Special emphasis was placed on the skilful, colorful and independent orchestral treatment, that would leave room for piano and orchestra alike. The Leipzig Allgemeine Musikzeitung praised the composition on December 31: "because, fortunately, it avoids the usual monotony of the genre, by giving, with great love and care, the obligatory room to orchestra without diminishing the role of the piano, and manages to beautifully link both independent parts together".

The Dresdner Abendzeitung praised the "quite independent, beautiful and interesting orchestral treatment", and recognizes that the "receding of the piano part into the background" could certainly also be seen as progress.

The work may have been used as a model by Edvard Grieg in composing his own Piano Concerto, also in A minor. Grieg's concerto, like Schumann's, employs a single powerful orchestral chord at its introduction before the piano's entrance with a similar descending flourish. Sergei Rachmaninoff in turn used Grieg's concerto as a model for his first Piano Concerto.

The work has become one of the most widely performed and recorded piano concertos from the Romantic period. It has frequently been paired with the Grieg concerto on recordings.

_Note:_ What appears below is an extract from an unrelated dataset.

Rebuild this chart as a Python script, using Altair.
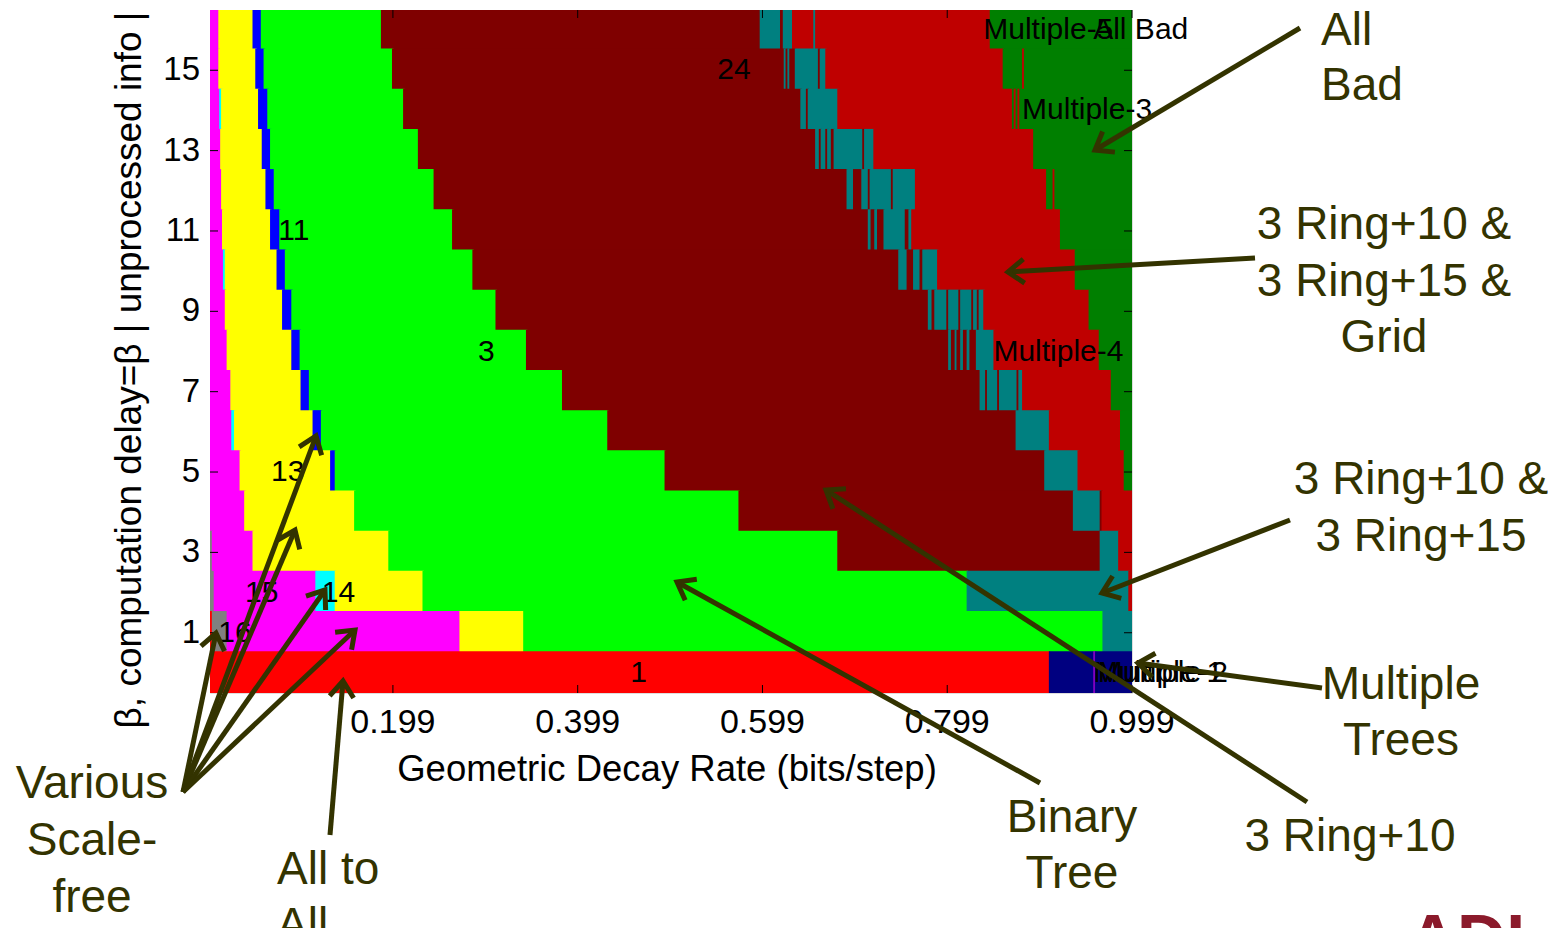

In popular music, the theme of Eusebius (together with Florestan one of Robert Schumann's two imaginary alter egos), which appears played by an oboe and other wind instruments soon into the first movement, might have been an original source of inspiration, possibly via the 1911 suite Goyescas by Spanish composer Enrique Granados, of the song Bésame mucho, whose worldwide success dates back to the 1930s.